Week 2: Walk five minutes as a warm up, run 90 seconds, then walk 2 minutes, then run 90 seconds, then walk 2 minutes. Repeat a bunch of times.
Week 3: Walk five minutes as a warm up, run 90 seconds, then walk 90 seconds, then run for 3 minutes, then walk for 3 minutes. Repeat a bunch of times.
You get the idea. The program is nine weeks long, but since I’m here for a long time, I figure I’ll repeat each week twice.
At every interval change, there is a voice that says, “Run”, or “Walk”, so clock watching isn’t necessary. All you do is whatever the voice tells you to do, while blasting your favourite tunes into your ear. (I’m currently on this Dixie Chicks kick…)
However, since I could easily run 5km even in my current “out of running shape” state, I use this program to help me do interval training – just to keep things fun and not boring.
When the voice says, “Walk” - I jog.
When the voice says “Run” - I sprint as fast as I can.
So it alternates between a jog and a sprint. Jog/sprint/jog/sprint/jog/sprint/jog/sprint. Depending on the week, the runs are anywhere between 29 to 45 minutes.
Here’s the best part:
I don’t pay attention to how many kilometres I run.
I don’t pay attention the pace that I run at.
Some days my jog is a little bit slower than others. It’s more like a walk with a little hop in it.
Some days my sprints are super-fast and I’m sure some days my sprints barely qualify as a hard run.
I’m not counting kilometres.
I’m not tracking my pace.
I’m not looking to improve my running pace.
I’m there to go for a run, exert myself as hard as I can, get rid of the day’s stress, get the benefits from exercise, that THAT IS IT.
When the weeks start getting harder, I’ll adjust my pace accordingly. For example, Week 8 is a run for a full 28 minutes. Uhhhh….I can’t sprint for 28 minutes, but I can definitely run at “my” fast pace (of the day) rather than a jog. When I get to week 9, I’ll probably start the program over again.

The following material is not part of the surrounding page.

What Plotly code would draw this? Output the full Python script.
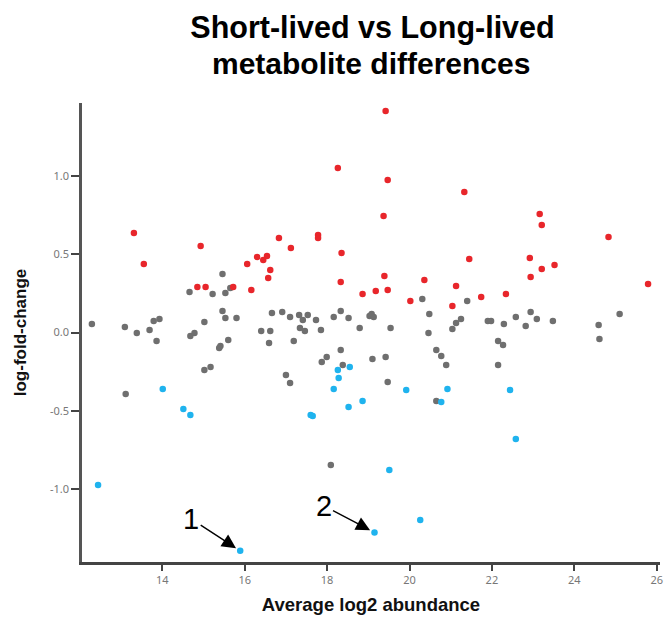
import plotly.graph_objects as go

# Up-regulated (red)
red_x = [13.31, 13.55, 14.93, 14.85, 15.05, 15.72, 16.16, 16.06, 16.30, 16.54, 16.45,
         16.62, 16.57, 16.83, 17.12, 17.78, 17.78, 18.26, 18.35, 19.42, 19.47, 19.37,
         18.33, 18.86, 19.18, 19.39, 19.47, 20.02, 20.36, 21.33, 23.16, 23.21, 24.83,
         21.45, 22.92, 23.52, 23.21, 21.13, 21.04, 21.74, 22.34, 22.94, 25.79]
red_y = [0.635, 0.437, 0.552, 0.290, 0.290, 0.290, 0.271, 0.437, 0.482, 0.488, 0.462,
         0.399, 0.348, 0.603, 0.539, 0.622, 0.603, 1.049, 0.507, 1.413, 0.973, 0.743,
         0.322, 0.246, 0.265, 0.360, 0.271, 0.201, 0.335, 0.896, 0.756, 0.686, 0.609,
         0.469, 0.475, 0.430, 0.405, 0.297, 0.169, 0.226, 0.246, 0.354, 0.309]

# Not significant (grey)
grey_x = [15.46, 14.66, 15.22, 15.53, 15.65, 15.46, 15.53, 15.80, 15.02, 12.29, 13.09,
          13.38, 13.69, 13.79, 13.93, 13.86, 14.68, 14.78, 15.60, 15.41, 15.38, 15.02,
          15.17, 13.11, 16.40, 16.66, 16.91, 17.10, 17.32, 17.53, 17.41, 17.73, 17.34,
          17.46, 17.85, 16.62, 16.59, 17.19, 18.16, 18.33, 18.52, 18.79, 19.03, 19.08,
          19.13, 19.54, 20.31, 20.48, 20.46, 18.33, 17.99, 17.87, 18.38, 19.10, 19.42,
          17.00, 17.10, 19.47, 20.65, 20.77, 20.89, 20.65, 21.40, 21.25, 21.13, 21.04,
          21.90, 21.98, 22.29, 22.58, 22.94, 23.09, 22.82, 23.48, 22.15, 22.27, 22.15,
          24.59, 24.61, 25.10, 18.09]
grey_y = [0.373, 0.258, 0.246, 0.252, 0.284, 0.137, 0.092, 0.092, 0.067, 0.054, 0.035,
          -0.003, 0.016, 0.073, 0.086, -0.054, -0.022, -0.003, -0.048, -0.086, -0.099, -0.239,
          -0.220, -0.392, 0.010, 0.124, 0.131, 0.099, 0.112, 0.112, 0.080, 0.080, 0.029,
          0.010, 0.016, 0.010, -0.067, -0.054, 0.099, 0.137, 0.092, 0.029, 0.105, 0.118,
          0.099, 0.029, 0.214, 0.118, -0.003, -0.112, -0.156, -0.188, -0.207, -0.169, -0.156,
          -0.271, -0.322, -0.316, -0.112, -0.150, -0.207, -0.437, 0.201, 0.086, 0.061, 0.022,
          0.073, 0.073, 0.054, 0.099, 0.131, 0.086, 0.041, 0.073, -0.054, -0.080, -0.207,
          0.048, -0.041, 0.118, -0.845]

# Down-regulated (blue)
blue_x = [14.01, 14.51, 14.68, 17.60, 17.65, 18.26, 18.55, 18.28, 18.16, 18.52, 18.86,
          19.92, 20.92, 20.77, 22.44, 22.58, 19.51, 20.26, 19.15, 12.44, 15.89]
blue_y = [-0.360, -0.488, -0.526, -0.526, -0.533, -0.239, -0.220, -0.290, -0.360, -0.475, -0.437,
          -0.367, -0.360, -0.443, -0.367, -0.679, -0.877, -1.196, -1.276, -0.973, -1.393]

# labelled points: (label, index into blue arrays)
labels = [("1", 20), ("2", 18)]

x_ticks = [14, 16, 18, 20, 22, 24, 26]
y_ticks = [-1.0, -0.5, 0.0, 0.5, 1.0]
y_ticktext = ["-1.0", "-0.5", "0.0", "0.5", "1.0"]

fig = go.Figure()
for xs, ys, col in [(grey_x, grey_y, "#6f6f6f"), (red_x, red_y, "#e8262b"), (blue_x, blue_y, "#1fb3ee")]:
    fig.add_trace(go.Scatter(x=xs, y=ys, mode="markers",
                             marker=dict(color=col, size=6.5, line=dict(width=0)),
                             showlegend=False, hoverinfo="x+y"))

annotations = []
offsets = {"1": (-49, -32), "2": (-51, -27)}
for lab, idx in labels:
    ax, ay = offsets[lab]
    annotations.append(dict(
        x=blue_x[idx], y=blue_y[idx], xref="x", yref="y", text=lab,
        showarrow=True, ax=ax, ay=ay, arrowhead=2, arrowsize=2.0, arrowwidth=1.4,
        arrowcolor="black", standoff=5,
        font=dict(family="Liberation Sans, Arial", size=29, color="black")))

annotations.append(dict(
    x=0.5, y=1.087, xref="paper", yref="paper", xanchor="center", yanchor="middle",
    text="<b>metabolite differences</b>", showarrow=False,
    font=dict(family="Liberation Sans, Arial", size=30, color="black")))

fig.update_layout(
    width=667, height=626,
    margin=dict(l=82, r=4, t=103, b=64),
    paper_bgcolor="white", plot_bgcolor="white",
    title=dict(text="<b>Short-lived vs Long-lived</b>", x=0.5585, xref="container",
               xanchor="center", y=1 - 27 / 626, yanchor="middle", yref="container",
               font=dict(family="Liberation Sans, Arial", size=30.5, color="black")),
    annotations=annotations,
    xaxis=dict(range=[12.05, 26.08], tickvals=x_ticks, ticks="outside", ticklen=6,
               tickwidth=1.5, tickcolor="#444", showline=True, linecolor="#444",
               linewidth=2.5, showgrid=False, zeroline=False,
               tickfont=dict(family="Noto Sans", size=11, color="#777"),
               title=dict(text="<b>Average log2 abundance</b>", standoff=13,
                          font=dict(family="Liberation Sans, Arial", size=18.5, color="#111"))),
    yaxis=dict(range=[-1.464, 1.464], tickvals=y_ticks, ticktext=y_ticktext,
               ticks="outside", ticklen=8, tickwidth=1.5, tickcolor="#444",
               showline=True, linecolor="#555", linewidth=2.5, showgrid=False,
               zeroline=False,
               tickfont=dict(family="Noto Sans", size=11, color="#777"),
               title=dict(text="<b>log-fold-change</b>", standoff=20,
                          font=dict(family="Liberation Sans, Arial", size=17, color="#111"))),
)

fig.write_html("out.html")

I’m not saying that each and every time I go out running that I’m SO PUMPED about it. There are days that I just want to climb into bed and go to sleep (and there have been days where that’s what I’ve done). But for the most part I look forward to my Mondays, Wednesdays, and Fridays because I’ll get in a run (good or bad) and there is zero pressure to do well, to get better, or to anything. I also know that I'll get the benefits of exercise (like endorphins and all that science crap) all week long.
The one and only objective of the run is to finish whatever time my iTouch tells me to. (I should add, there is a second objective, and that’s not to fall while running….I haven’t always succeeded at that one….).
Expatdom brings along with it A LOT of stress. Well – LIFE can bring along a lot of stress. There are always a million balls in the air at one time and most of them are outside the realm of my control. Running has proven to be really effective for me in helping relieve stress, so I’m thrilled that I’m back at it again. Since I’ve started running again, I feel great. Some runs mega suck. But at the end of each run – even the mega sucky ones, I’m always happy and there’s something rewarding about hearing the guy on the program saying, “Workout Complete”. After 29-45 minutes, I come home looking like this:Yes, I get that sweaty after a run. But yes, I'm that happy after a run.